Sur le plan de la régulation et de la gouvernance, Bank Al-Maghrib a réaffirmé sa stricte neutralité face aux discussions préliminaires concernant le dossier BNP Paribas–Holmarcom. Le Wali a souligné que toute conclusion d’opération impliquant un changement de contrôle nécessiterait un nouvel agrément, dont l’octroi est conditionné par un examen approfondi de la solidité du projet industriel et de la conformité aux règles prudentielles.
Cette position illustre l’engagement de l’institution à garantir la qualité des projets de long terme des repreneurs, au-delà du simple désengagement de capitaux étrangers. De même, l’encadrement des financements innovants a été précisé : ces opérations, impliquant des acteurs institutionnels majeurs, sont assimilées à un risque étatique pour la pondération prudentielle, sous réserve de garanties rigoureuses et de la sécurisation des flux, offrant ainsi un rendement généralement supérieur aux adjudications du Trésor.
Le financement des Très Petites Entreprises (TPE) demeure un défi majeur. Bien que les dispositifs publics aient soutenu environ 38 000 entreprises, dont une très large majorité de TPE, plus de 40% d’entre elles présentent des insuffisances structurelles qui compromettent leur bancabilité. Pour pallier cette problématique, BAM soutient activement le développement d’un scoring national s’appuyant sur le crédit bureau et l’intégration de solutions d’intelligence artificielle, visant à conférer une objectivité accrue aux décisions d’octroi de crédit.
Ce chantier est indissociable de la nécessité de renforcer l’inclusion financière et de réduire l’usage du cash, dont le volume demeure élevé. Le blocage, selon la banque centrale, est davantage lié à l’usage qu’à la technologie, d’où l’importance d’accélérer la digitalisation des paiements, notamment par l’utilisation des canaux mobiles pour la distribution des aides sociales, ce qui améliorerait la traçabilité des flux.

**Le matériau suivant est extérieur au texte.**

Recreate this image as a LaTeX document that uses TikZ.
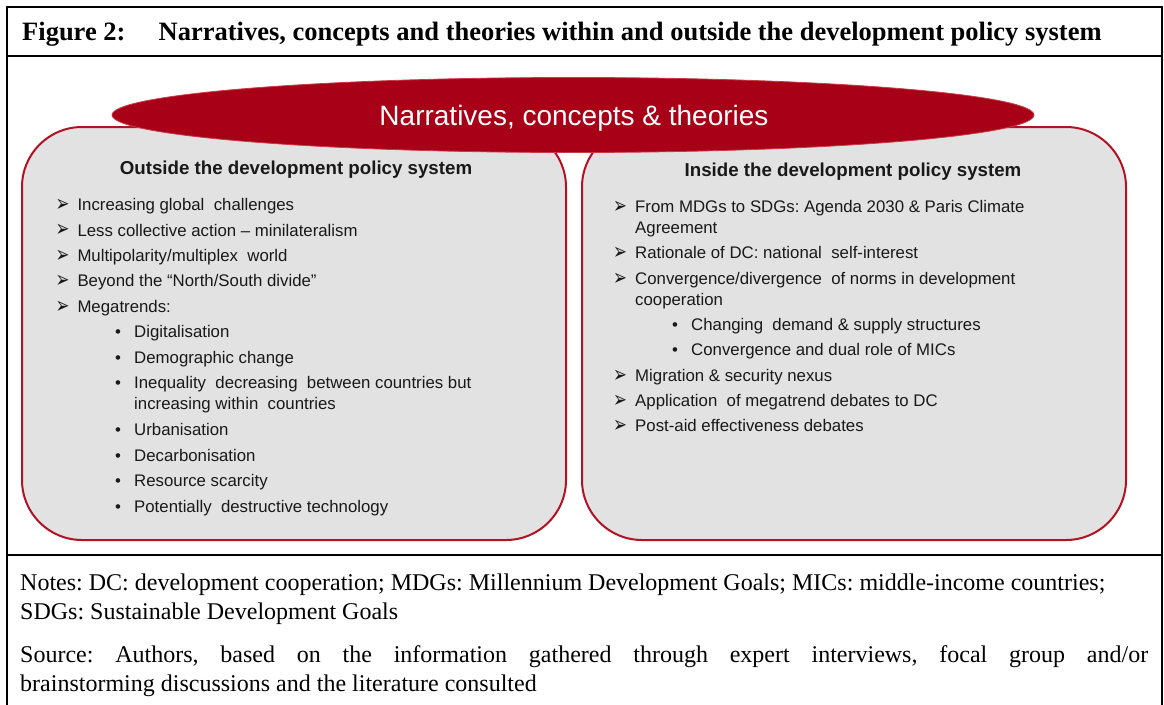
\documentclass[tikz,border=0pt]{standalone}
\usepackage{fontspec}
\setmainfont{Liberation Serif}
\setsansfont{Liberation Sans}
\newfontfamily\symfont{DejaVu Sans}
\usetikzlibrary{shapes.geometric}
\definecolor{ellred}{RGB}{168,0,22}
\definecolor{ellrim}{RGB}{200,60,72}
\definecolor{boxred}{RGB}{178,18,36}
\definecolor{boxgray}{RGB}{226,226,226}
\definecolor{txt}{RGB}{25,25,25}
\frenchspacing
\newcommand{\arrowglyph}{\scalebox{0.72}[1]{➢}}
\begin{document}
\begin{tikzpicture}[x=1pt,y=-1pt,
  frame/.style={line width=2pt,black},
  panel/.style={draw=boxred,line width=2pt,fill=boxgray,rounded corners=60pt,rectangle,inner sep=0pt},
  item/.style={anchor=base west,inner sep=0pt,font=\sffamily\fontsize{16.8}{20}\selectfont,text=txt},
  ptitle/.style={anchor=base,inner sep=0pt,font=\sffamily\bfseries\fontsize{18.7}{22}\selectfont,text=txt},
  arrowb/.style={anchor=base west,inner sep=0pt,font=\symfont\fontsize{23}{24}\selectfont,text=txt},
  dotb/.style={anchor=base west,inner sep=0pt,font=\sffamily\fontsize{16.8}{20}\selectfont,text=txt},
  note/.style={anchor=base west,inner sep=0pt,font=\fontsize{24}{29}\selectfont,text=black},
  head/.style={anchor=base west,inner sep=0pt,font=\bfseries\fontsize{26.5}{30}\selectfont,text=black},
]
\useasboundingbox (0,0) rectangle (1164,704);
\fill[white] (0,0) rectangle (1164,704);
% frame
\draw[frame] (7,720) -- (7,7) -- (1162,7) -- (1162,720);
\draw[frame] (7,56) -- (1162,56);
\draw[frame] (7,555) -- (1162,555);
% header
\node[head] (fig) at (22,40.7) {Figure 2:};
\node[head] (figtitle) at (158.5,40.7) {Narratives, concepts and theories within and outside the development policy system};
% panels
\node[panel,minimum width=544pt,minimum height=413pt] (left) at (294,333.5) {};
\node[panel,minimum width=544pt,minimum height=413pt] (right) at (854,333.5) {};
% ellipse
\node[ellipse,fill=ellred,draw=ellrim,line width=0.8pt,minimum width=922pt,minimum height=75pt,inner sep=0pt] (ell) at (573,115) {};
\node[anchor=base,inner sep=0pt,font=\sffamily\fontsize{28}{32}\selectfont,text=white] (elltext) at (574,125) {Narratives, concepts \& theories};
% left panel
\node[ptitle] (ltitle) at (296,174.5) {Outside the development policy system};
\node[arrowb] (la1) at (55.5,211.5) {\arrowglyph};
\node[item] (lt1) at (77.3,210.7) {Increasing global\ \ challenges};
\node[arrowb] (la2) at (55.5,236.9) {\arrowglyph};
\node[item] (lt2) at (77.3,236.1) {Less collective action – minilateralism};
\node[arrowb] (la3) at (55.5,262.3) {\arrowglyph};
\node[item] (lt3) at (77.3,261.5) {Multipolarity/multiplex\ \ world};
\node[arrowb] (la4) at (55.5,287.7) {\arrowglyph};
\node[item] (lt4) at (77.3,286.9) {Beyond the “North/South divide”};
\node[arrowb] (la5) at (55.5,313.1) {\arrowglyph};
\node[item] (lt5) at (77.3,312.3) {Megatrends:};
\node[dotb] (lb1) at (115,337.7) {•};
\node[item] (ls1) at (134,337.7) {Digitalisation};
\node[dotb] (lb2) at (115,363.1) {•};
\node[item] (ls2) at (134,363.1) {Demographic change};
\node[dotb] (lb3) at (115,388.5) {•};
\node[item] (ls3) at (134,388.5) {Inequality\ \ decreasing\ \ between countries but};
\node[item] (ls3b) at (134,409) {increasing within\ \ countries};
\node[dotb] (lb4) at (115,435.5) {•};
\node[item] (ls4) at (134,435.5) {Urbanisation};
\node[dotb] (lb5) at (115,461) {•};
\node[item] (ls5) at (134,461) {Decarbonisation};
\node[dotb] (lb6) at (115,486.5) {•};
\node[item] (ls6) at (134,486.5) {Resource scarcity};
\node[dotb] (lb7) at (115,512) {•};
\node[item] (ls7) at (134,512) {Potentially\ \ destructive technology};
% right panel
\node[ptitle] (rtitle) at (853,176.5) {Inside the development policy system};
\node[arrowb] (ra1) at (613,213.5) {\arrowglyph};
\node[item] (rt1) at (635,212.7) {From MDGs to SDGs: Agenda 2030 \& Paris Climate};
\node[item] (rt1b) at (635,233.7) {Agreement};
\node[arrowb] (ra2) at (613,259.5) {\arrowglyph};
\node[item] (rt2) at (635,258.7) {Rationale of DC: national\ \ self-interest};
\node[arrowb] (ra3) at (613,285.5) {\arrowglyph};
\node[item] (rt3) at (635,284.7) {Convergence/divergence\ \ of norms in development};
\node[item] (rt3b) at (635,305.7) {cooperation};
\node[dotb] (rb1) at (672,330.7) {•};
\node[item] (rs1) at (691,330.7) {Changing\ \ demand \& supply structures};
\node[dotb] (rb2) at (672,355.7) {•};
\node[item] (rs2) at (691,355.7) {Convergence and dual role of MICs};
\node[arrowb] (ra4) at (613,382.5) {\arrowglyph};
\node[item] (rt4) at (635,381.7) {Migration \& security nexus};
\node[arrowb] (ra5) at (613,407.5) {\arrowglyph};
\node[item] (rt5) at (635,406.7) {Application\ \ of megatrend debates to DC};
\node[arrowb] (ra6) at (613,432.5) {\arrowglyph};
\node[item] (rt6) at (635,431.7) {Post-aid effectiveness debates};
% notes
\node[note] (notes1) at (20,590) {Notes: DC: development cooperation; MDGs: Millennium Development Goals; MICs: middle-income countries;};
\node[note] (notes2) at (20,619) {SDGs: Sustainable Development Goals};
\node[note] (src1) at (20,662) {\makebox[1128pt][s]{Source: Authors, based on the information gathered through expert interviews, focal group and/or}};
\node[note] (src2) at (20,691) {brainstorming discussions and the literature consulted};
\end{tikzpicture}
\end{document}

Enfin, l’approche de Bank Al-Maghrib se veut résolument holistique et prospective. L’institution a intégré les risques liés aux catastrophes naturelles et aux changements climatiques dans son analyse macroéconomique, surveillant l’impact des décisions budgétaires de reconstruction sur les finances publiques. Cette démarche s’accompagne d’un plaidoyer pour un recours accru aux financements verts et l’intégration systématique des risques climatiques dans les décisions de financement des banques.